Decentralized digital ID: trust without central control?

Another frontier is decentralized identity, where individuals control their credentials via secure, blockchain-based wallets. This model removes the need for centralized databases, reducing the attack surface for breaches.

It’s a powerful shift, where projects like the EU’s EUDI Wallet and initiatives by the World Bank are gaining traction. In banking, decentralized ID could streamline know your customer, reduce onboarding time, and give consumers more control over their data.

But it’s early days. Standards are still in motion. Cross-platform compatibility is a hurdle, adoption is fragmented, and coordination across banks, fintechs, and regulators is still patchy.

For banks looking to explore this space, the imperative is clear: don’t go it alone. Partner strategically. Build trust through interoperability.

Tech-driven trust models won’t work if the regulatory foundation isn’t secure, and right now, compliance is transforming fast.

The compliance curve

Digital identity is also a regulatory issue, because between the General Data Protection Regulation, California Consumer Privacy Act, and incoming AI laws, banks must prove not just that they know their customers, but that they’re protecting that knowledge responsibly.

Synthetic ID fraud is already on the global radar. The Financial Action Task Force has flagged it as a core AML concern. In response, jurisdictions from Singapore to the EU are moving toward real-time verification, auditability, and transparency in AI-driven identity systems.

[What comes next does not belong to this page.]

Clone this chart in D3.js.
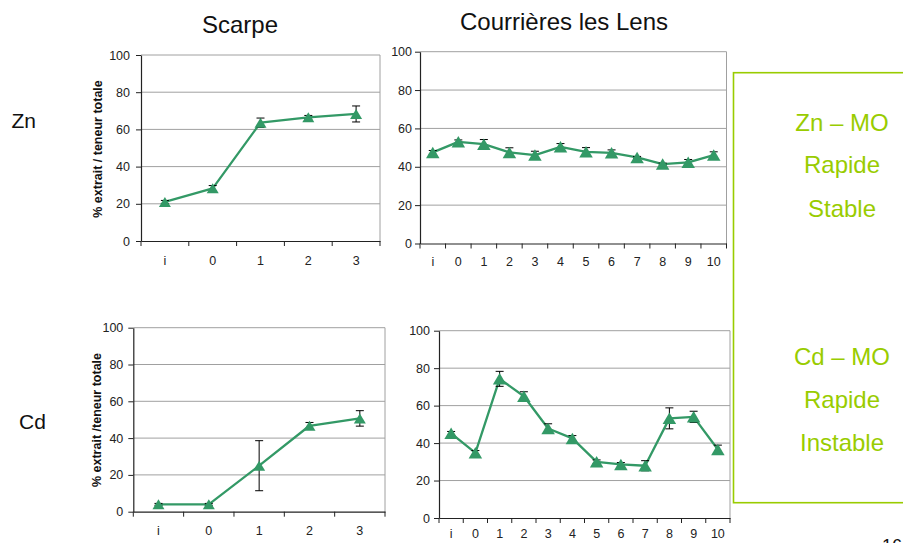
<!DOCTYPE html>
<html>
<head>
<meta charset="utf-8">
<script src="https://cdn.jsdelivr.net/npm/d3@7"></script>
<style>
  html, body { margin: 0; padding: 0; background: #fff; }
  svg { display: block; font-family: "Liberation Sans", Arial, sans-serif; }
</style>
</head>
<body>
<svg id="chart" width="903" height="543"></svg>
<script>
// Sampling dates: initial state (i) then successive dates
const catsScarpe = ["i", "0", "1", "2", "3"];
const catsLens = ["i", "0", "1", "2", "3", "4", "5", "6", "7", "8", "9", "10"];

// % extracted / total content, with standard deviations
const znScarpe    = [21, 28.3, 63.6, 66.5, 68.3];
const znScarpeErr = [0.8, 1.5, 2.5, 1, 4.3];
const znLens      = [47.5, 53, 51.8, 47.5, 46.1, 50.4, 47.8, 47.3, 44.9, 41.4, 42.3, 46.1];
const znLensErr   = [1, 1, 2.4, 2.4, 2, 1.7, 2.2, 1.5, 0.5, 0.5, 1.5, 1.7];
const cdScarpe    = [4, 4, 25, 46.7, 50.7];
const cdScarpeErr = [0.5, 0.5, 13.6, 1.8, 4.2];
const cdLens      = [45.2, 34.8, 74.3, 65, 47.8, 42.5, 30, 28.6, 27.9, 53.2, 54, 36.6];
const cdLensErr   = [1, 1.2, 4, 2.4, 2.5, 1.5, 1, 1, 2.7, 5.6, 3, 2.3];

const yTicks = [0, 20, 40, 60, 80, 100];

const siteTitles = ["Scarpe", "Courrières les Lens"];
const metalLabels = ["Zn", "Cd"];
const boxLines = [["Zn – MO", "Rapide", "Stable"], ["Cd – MO", "Rapide", "Instable"]];

const GREEN = "#339966";
const LIME = "#99cc00";

const svg = d3.select("#chart");

// Panel layout
const panels = [
  { cats: catsScarpe, vals: znScarpe, err: znScarpeErr, left: 141, right: 380, top: 55, bottom: 241,
    ylabel: "% extrait / teneur totale", ylx: 99, yly: 149, pad: 6, xpad: 15, mw: 12, mh: 10 },
  { cats: catsLens, vals: znLens, err: znLensErr, left: 420, right: 726.5, top: 51.7, bottom: 243.5,
    pad: 3, xpad: 14, mw: 13.5, mh: 11.5 },
  { cats: catsScarpe, vals: cdScarpe, err: cdScarpeErr, left: 133.3, right: 385, top: 327.7, bottom: 511.7,
    ylabel: "% extrait /teneur totale", ylx: 98, yly: 420, pad: 5, xpad: 14, mw: 12, mh: 10 },
  { cats: catsLens, vals: cdLens, err: cdLensErr, left: 439, right: 730, top: 330.7, bottom: 518,
    pad: 4, xpad: 11, mw: 13.5, mh: 11.5 }
];

panels.forEach(p => {
  const x = d3.scaleBand().domain(p.cats).range([p.left, p.right]).padding(0);
  const y = d3.scaleLinear().domain([0, 100]).range([p.bottom, p.top]);
  const cx = c => x(c) + x.bandwidth() / 2;
  const g = svg.append("g");

  // gridlines
  g.append("g").selectAll("line").data(yTicks.filter(t => t > 0)).join("line")
    .attr("x1", p.left).attr("x2", p.right)
    .attr("y1", d => y(d)).attr("y2", d => y(d))
    .attr("stroke", "#a0a0a0").attr("stroke-width", 1);
  // plot area right border
  g.append("line").attr("x1", p.right).attr("x2", p.right)
    .attr("y1", p.top).attr("y2", p.bottom)
    .attr("stroke", "#a0a0a0").attr("stroke-width", 1);

  // y axis
  const ya = g.append("g").attr("transform", `translate(${p.left},0)`)
    .call(d3.axisLeft(y).tickValues(yTicks).tickSize(5).tickSizeOuter(0).tickPadding(p.pad));
  ya.select(".domain").attr("stroke", "#222").attr("stroke-width", 1.2);
  ya.selectAll(".tick line").attr("stroke", "#222");
  ya.selectAll("text").attr("font-size", 12.5).attr("fill", "#222")
    .attr("font-family", "Liberation Sans, Arial, sans-serif");

  // x axis: labels centred on categories, tick marks between categories
  const xa = g.append("g").attr("transform", `translate(0,${p.bottom})`)
    .call(d3.axisBottom(x).tickSize(0).tickSizeOuter(0).tickPadding(p.xpad));
  xa.select(".domain").attr("stroke", "#222").attr("stroke-width", 1.2);
  xa.selectAll("text").attr("font-size", 12.5).attr("fill", "#222")
    .attr("font-family", "Liberation Sans, Arial, sans-serif");
  const bounds = p.cats.map(c => x(c)).concat([x.range()[1]]);
  xa.selectAll("line.sep").data(bounds).join("line").attr("class", "sep")
    .attr("x1", d => d).attr("x2", d => d).attr("y1", 0).attr("y2", 5)
    .attr("stroke", "#222").attr("stroke-width", 1);

  // series line
  const pts = p.cats.map((c, i) => [cx(c), y(p.vals[i])]);
  g.append("path").attr("d", d3.line()(pts))
    .attr("fill", "none").attr("stroke", GREEN).attr("stroke-width", 2.3)
    .attr("stroke-linejoin", "round");

  // error bars
  const eb = g.append("g").attr("stroke", "#000").attr("stroke-width", 1);
  p.cats.forEach((c, i) => {
    const xc = cx(c), hi = y(p.vals[i] + p.err[i]), lo = y(p.vals[i] - p.err[i]);
    eb.append("line").attr("x1", xc).attr("x2", xc).attr("y1", hi).attr("y2", lo);
    eb.append("line").attr("x1", xc - 4).attr("x2", xc + 4).attr("y1", hi).attr("y2", hi);
    eb.append("line").attr("x1", xc - 4).attr("x2", xc + 4).attr("y1", lo).attr("y2", lo);
  });

  // triangle markers
  const tri = `M${-p.mw / 2},${p.mh / 2}L${p.mw / 2},${p.mh / 2}L0,${-p.mh / 2}Z`;
  g.append("g").selectAll("path").data(pts).join("path")
    .attr("d", tri).attr("transform", d => `translate(${d[0]},${d[1]})`)
    .attr("fill", GREEN);

  // y axis title
  if (p.ylabel) {
    svg.append("text").text(p.ylabel)
      .attr("transform", `translate(${p.ylx},${p.yly}) rotate(-90)`)
      .attr("text-anchor", "middle").attr("dominant-baseline", "middle")
      .attr("font-size", 12.5).attr("font-weight", "bold").attr("fill", "#111");
  }
});

// column titles
svg.append("text").text(siteTitles[0]).attr("x", 240).attr("y", 32.5)
  .attr("text-anchor", "middle").attr("font-size", 24).attr("fill", "#111");
svg.append("text").text(siteTitles[1]).attr("x", 564).attr("y", 30)
  .attr("text-anchor", "middle").attr("font-size", 24).attr("fill", "#111");

// row labels
svg.append("text").text(metalLabels[0]).attr("x", 11.5).attr("y", 128.3)
  .attr("font-size", 21).attr("fill", "#111");
svg.append("text").text(metalLabels[1]).attr("x", 19).attr("y", 429.3)
  .attr("font-size", 21).attr("fill", "#111");

// summary box
svg.append("rect").attr("x", 733.5).attr("y", 72.7).attr("width", 200).attr("height", 430)
  .attr("fill", "none").attr("stroke", LIME).attr("stroke-width", 1.6);
const baselines = [[130.7, 173.3, 216.7], [365, 408.3, 450.7]];
boxLines.forEach((lines, k) => {
  lines.forEach((t, j) => {
    svg.append("text").text(t).attr("x", 842).attr("y", baselines[k][j])
      .attr("text-anchor", "middle").attr("font-size", 24).attr("fill", LIME);
  });
});

// page number
svg.append("text").text("16").attr("x", 882).attr("y", 552)
  .attr("font-size", 18).attr("fill", "#111");
</script>
</body>
</html>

This shifts compliance from being a periodic tick-box exercise to a live, auditable, embedded process, where banks will need to design identity systems that are explainable, resilient, and fully documentable.

Because in a machine-mediated world, compliance is both about policy and perception.

Human trust in a machine-mediated world

Here’s the emotional core of the issue: it’s not enough for a bank to verify identity. Customers have to feel verified.

In an age where AI can fake trust signals—smiles, signatures, sentiment—banks must overcorrect with radical clarity. That means giving users transparency into what’s happening, why it matters, and how their data is protected.

It also means designing systems that inspire confidence, not confusion. Interfaces should communicate assurance. Messaging should be human. Consent should be meaningful, not buried in a 37-page terms of service.

Because the currency of digital banking is emotional credibility, and that kind of trust can’t be automated.

Verified banking is the new competitive edge

Here’s the hard truth: banking is no longer just about moving money, but about managing identity. And in a world of deepfakes, synthetic fraud, and rising regulation, identity verification is fast becoming the ultimate competitive advantage.

Static passwords? Outdated workflows? They’re liabilities now.

What’s needed is a layered, adaptive strategy—one that blends behavioural analytics, biometric nuance, decentralised credentials, and transparent UX—a strategy built not just for compliance but for confidence.

Because in tomorrow’s banking world, the critical question isn’t “How fast can you process a transaction?” It’s “How deeply can you trust the person initiating it?” 

So, don’t just prevent fraud, lead the future of finance.